Op 1 september 2016 is het Nederlandse erfrecht op een belangrijk onderdeel gewijzigd. Sindsdien worden erfgenamen beter beschermd tegen schuldeisers van de nalatenschap.
Erfgenamen kunnen een nalatenschap verwerpen, zuiver aanvaarden of beneficiair aanvaarden.
Na een overlijden moeten erfgenamen vaak lopende zaken afwikkelen, zoals energierekeningen betalen of premies betalen.
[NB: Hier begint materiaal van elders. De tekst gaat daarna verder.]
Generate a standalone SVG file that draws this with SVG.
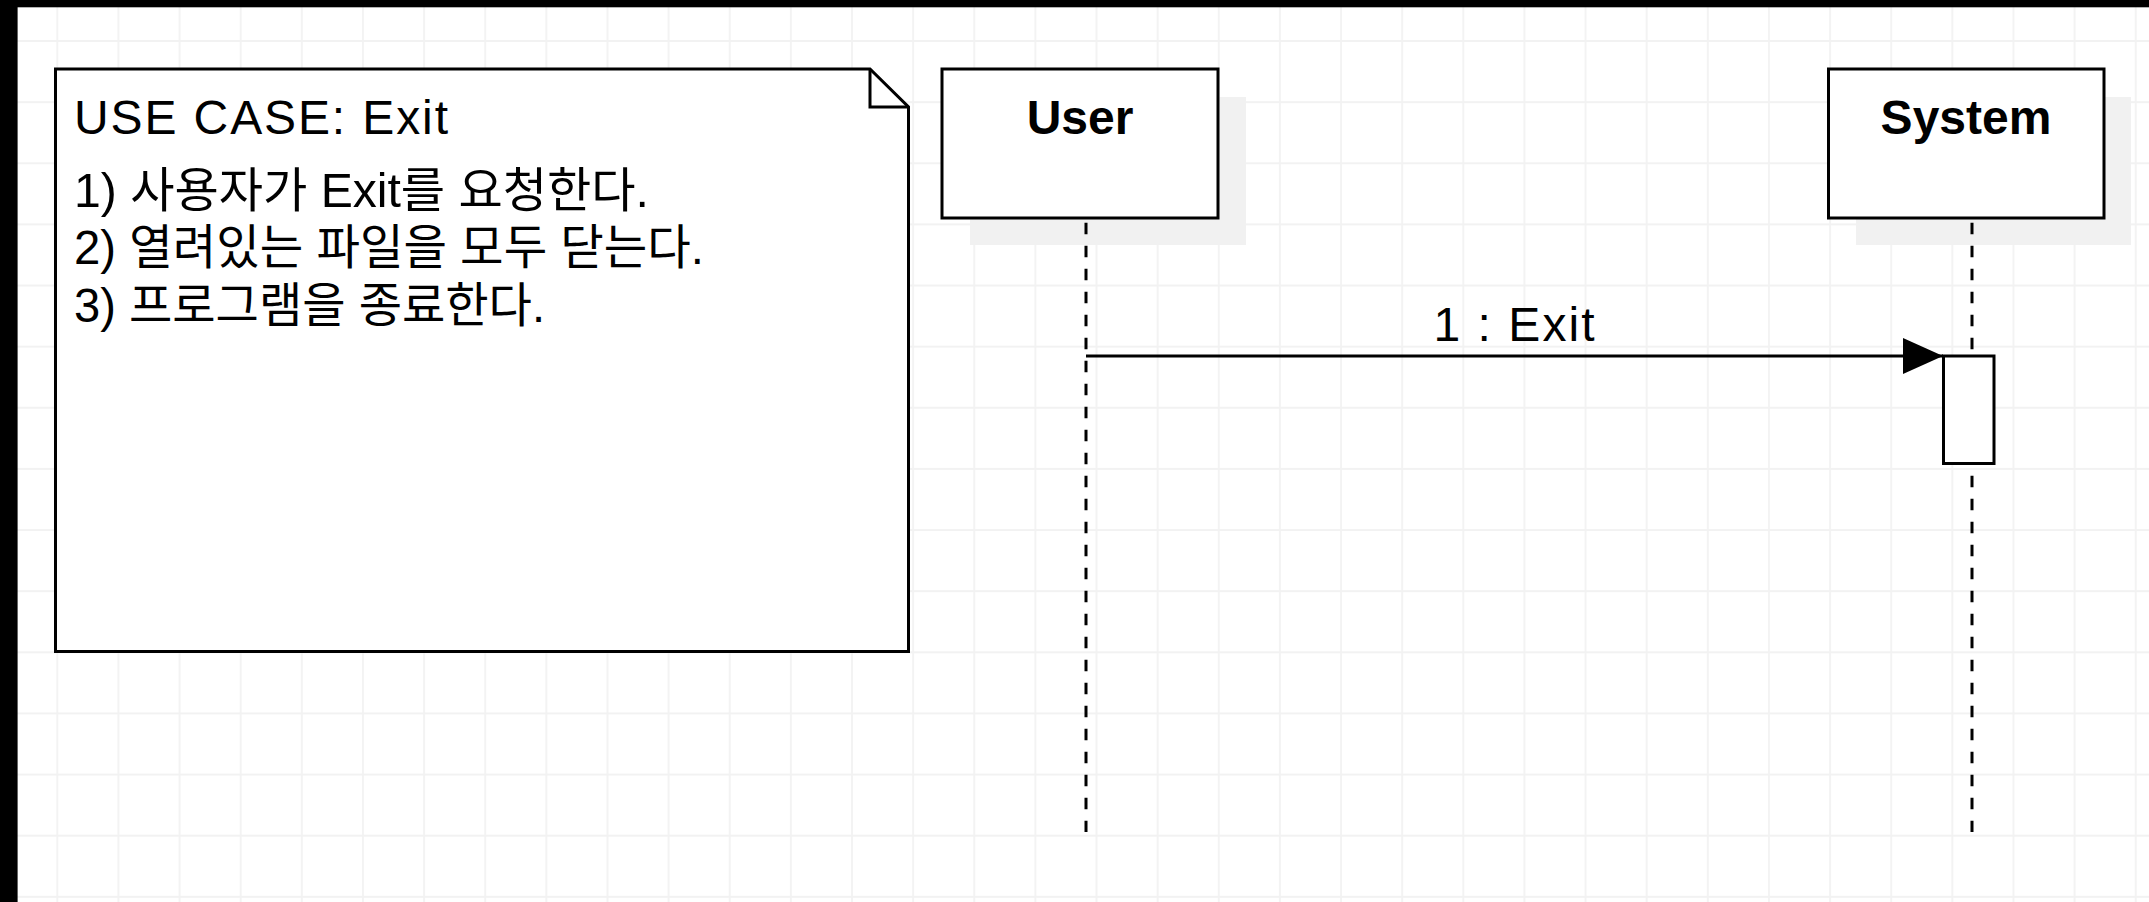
<svg xmlns="http://www.w3.org/2000/svg" width="2149" height="902" viewBox="0 0 2149 902">
<style>
.ln{fill:none;stroke:#000;stroke-width:3}
.box{fill:#fff;stroke:#000;stroke-width:3}
.shadow{fill:#f1f1f1;stroke:none}
.life{fill:none;stroke:#000;stroke-width:3;stroke-dasharray:11.5 11.5}
.t{font-family:"Liberation Sans","Noto Sans CJK KR",sans-serif;font-size:48px;fill:#000}
.b{font-weight:bold;text-anchor:middle}
</style>
<defs>
<pattern id="grid" width="61.13" height="61.13" patternUnits="userSpaceOnUse" x="26.74" y="10.44">
<path d="M30.565 0V61.13M0 30.565H61.13" stroke="#f2f2f2" stroke-width="1.8" fill="none"/>
</pattern>
<marker id="block" viewBox="0 0 40 36" markerWidth="40" markerHeight="36" markerUnits="userSpaceOnUse" refX="40" refY="18" orient="auto">
<path d="M0,0 L40,18 L0,36 Z" fill="#000"/>
</marker>
</defs>
<rect x="0" y="0" width="2149" height="902" fill="#fff"/>
<rect x="0" y="0" width="2149" height="902" fill="url(#grid)"/>
<rect x="0" y="0" width="2149" height="7.3" fill="#000"/>
<rect x="0" y="0" width="17.6" height="902" fill="#000"/>

<g id="note">
<path class="box" d="M55.5,69 L870,69 L908.5,107 L908.5,651.5 L55.5,651.5 Z"/>
<path class="ln" d="M870,69 L870,107 L908.5,107"/>
<text class="t" x="74" y="134.3" textLength="374" lengthAdjust="spacing">USE CASE: Exit</text>
<text class="t" x="74" y="206.5" textLength="575" lengthAdjust="spacingAndGlyphs">1) 사용자가 Exit를 요청한다.</text>
<text class="t" x="74" y="264.2" textLength="630" lengthAdjust="spacingAndGlyphs">2) 열려있는 파일을 모두 닫는다.</text>
<text class="t" x="74" y="321.7" textLength="471" lengthAdjust="spacingAndGlyphs">3) 프로그램을 종료한다.</text>
</g>

<g id="user">
<rect class="shadow" x="970" y="97" width="276" height="148"/>
<rect class="box" x="942" y="69" width="276" height="149"/>
<text class="t b" x="1080" y="134">User</text>
<path class="life" d="M1086,222.7 V832"/>
</g>

<g id="system">
<rect class="shadow" x="1856" y="97" width="275" height="148"/>
<rect class="box" x="1828.5" y="69" width="275.5" height="149"/>
<text class="t b" x="1966" y="134">System</text>
<path class="life" d="M1972,222.7 V832"/>
<rect id="activation" class="box" x="1943.5" y="356" width="50.5" height="107.5"/>
</g>

<g id="connectors">
<path class="ln" d="M1086,356 H1943" marker-end="url(#block)"/>
<text class="t" x="1514" y="341" text-anchor="middle" textLength="161" lengthAdjust="spacing">1 : Exit</text>
</g>
</svg>
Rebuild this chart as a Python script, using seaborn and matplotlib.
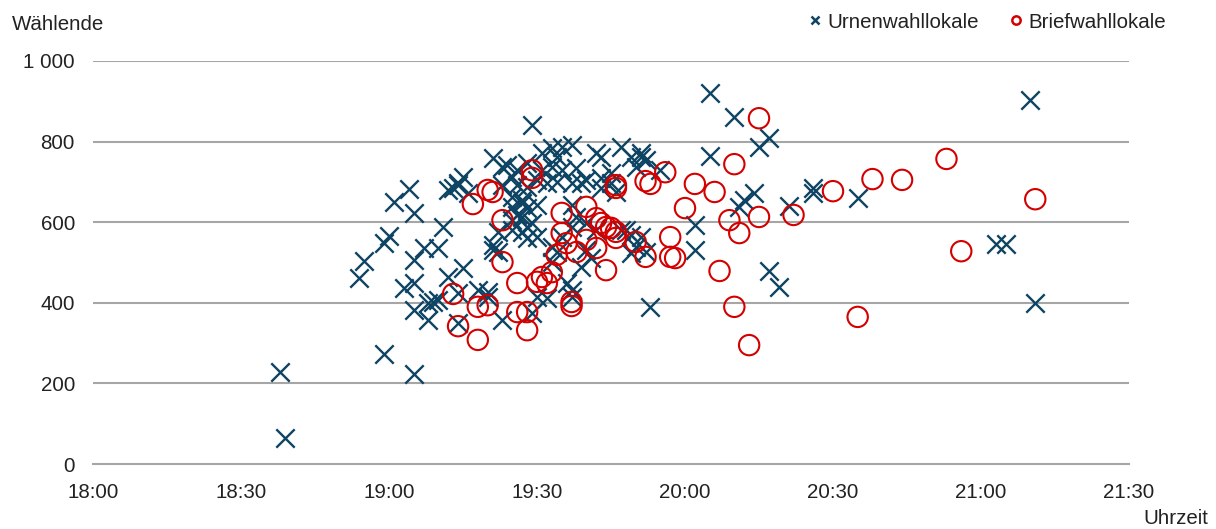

Tot 1 september 2016 werden dergelijke handelingen gezien als een zogenaamde ‘daad van zuivere aanvaarding’. Dit kon vergaande gevolgen hebben voor een erfgenaam als de nalatenschap negatief bleek te zijn.
Vanaf 1 september 2016 kunnen erfgenamen met een gerust hart lopende zaken afwikkelen, ook als ze later de erfenis beneficiair aanvaarden.
Door de wetswijziging is pas sprake van een ‘zuivere aanvaarding’ als een erfgenaam daadwerkelijk goederen van de nalatenschap verkoopt of op andere wijze zaken onttrekt aan eventuele schuldeisers.
Daarnaast is in de wet een uitzonderingsclausule opgenomen voor gevallen waarin de erfgenaam na ‘zuivere aanvaarding’ wordt geconfronteerd met een onverwachte schuld. Ook dan leidt dat niet automatisch tot persoonlijke aansprakelijkheid van de erfgenaam.
Al met al een verbetering voor de positie van erfgenamen ten opzichte van schuldeisers.